I found the basis for this recipe from Robin Robertson, author of vegan such great vegan cookbooks as "Vegan Planet" and "Vegan Slow Cooker".

180 g dry udon noodles or fettuccini (enough for 2 people)
7-8 cups shredded bok choi
2 small carrots, sliced on the diagonal
1 small yellow bell pepper, sliced into matchsticks
4 green onions, minced white and green parts
3 tbsp tahini
3 tbsp soy sauce or tamari
2 tbsp roasted sesame oil
1 tbsp lemon juice
1 tbsp minced ginger
1/2 brick of tofu, cut into thin strips
2 tbsp oil

Method:
1. Cook the udon until al dente. You can cook it just as you would Italian pasta, or use the Japanese method: bring water to a boil, add the noodles and once the water re-boils, add a cup of cold water. Once the water re-boils again, add another cup of cold water. Once the water re-boils, the noodles should be done.
2. When the noodles are done, drain well, toss with 1 tbsp of the sesame oil and set aside.
3. Fry the tofu strips in 1 tbsp of the oil until done to your liking and set aside.
4. In the meanwhile, mix the tahini, soy sauce, and lemon juice until thick and well combined.
5. Heat the remaining oil and stir-fry the vegetables in the following order: garlic, ginger, scallions, carrots, peppers, bok choi.
6. When the vegetables are done to your taste, add the noodles and heat through.
7. Take the pan off the heat and add the sauce, making sure to coat all the noodles.
8. Add the tofu and drizzle with the remaining sesame oil.

Kohlrabi-fry


Recipe#3 from Farm Box #1
I've never had kohlrabi before and was excited to be presented with a big purple one in the Box. I was origionally going to use it to make a kootu, but I didn't have time to get things ground etc. So, I decided on ANOTHER STIR-FRY. Yes, I know, but this one was much tastier.
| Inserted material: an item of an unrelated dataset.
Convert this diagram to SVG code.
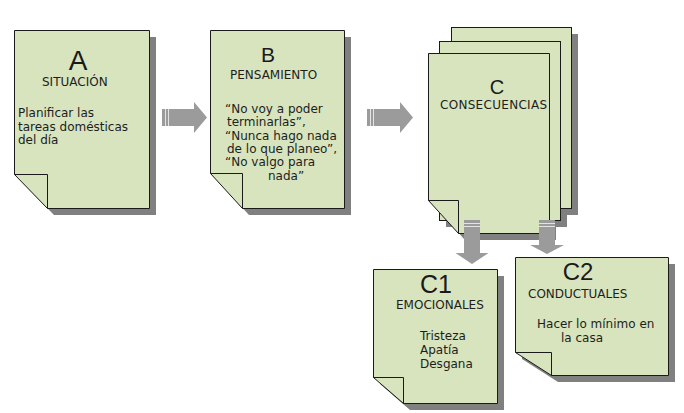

1 large kohlrabi, peeled, diced into 1/2 x 1/2 x 1 in rectangles
1 medium carrot, diced as above
1/2 brick of tofu, diced as above
5 scallions, sliced diagonally
grape-seed oil
handful of cilantro
sauce
1/2 tsp ground black pepper
1/4 tsp chili powder
2 tbsp garlic paste
1 tbsp ginger paste
1/4 c soy sauce
few pinches of cornstarch
1/2 c crushed roasted cashews
sesame oil

Method
1. Fry tofu in the oil until desired doneness.
2. Add scallions and kohlrabi and cover. Cook for 5 minutes.
3. Add sauce and cook another 5-10 minutes until kohlrabi begins to get tender. Add additional water if sauce gets sparse.
4. Add carrot and stir-fry a few minutes.
5. Add cilantro and cashews and drizzle with a small amount of sesame oil after turning off the heat.

This was a more interesting stir-fry than the last one. The kohlrabi was an interesting combination of broccoli-ness and root-vegetable. All in all, it worked and the red-haired vegan even liked it a 2nd time for lunch.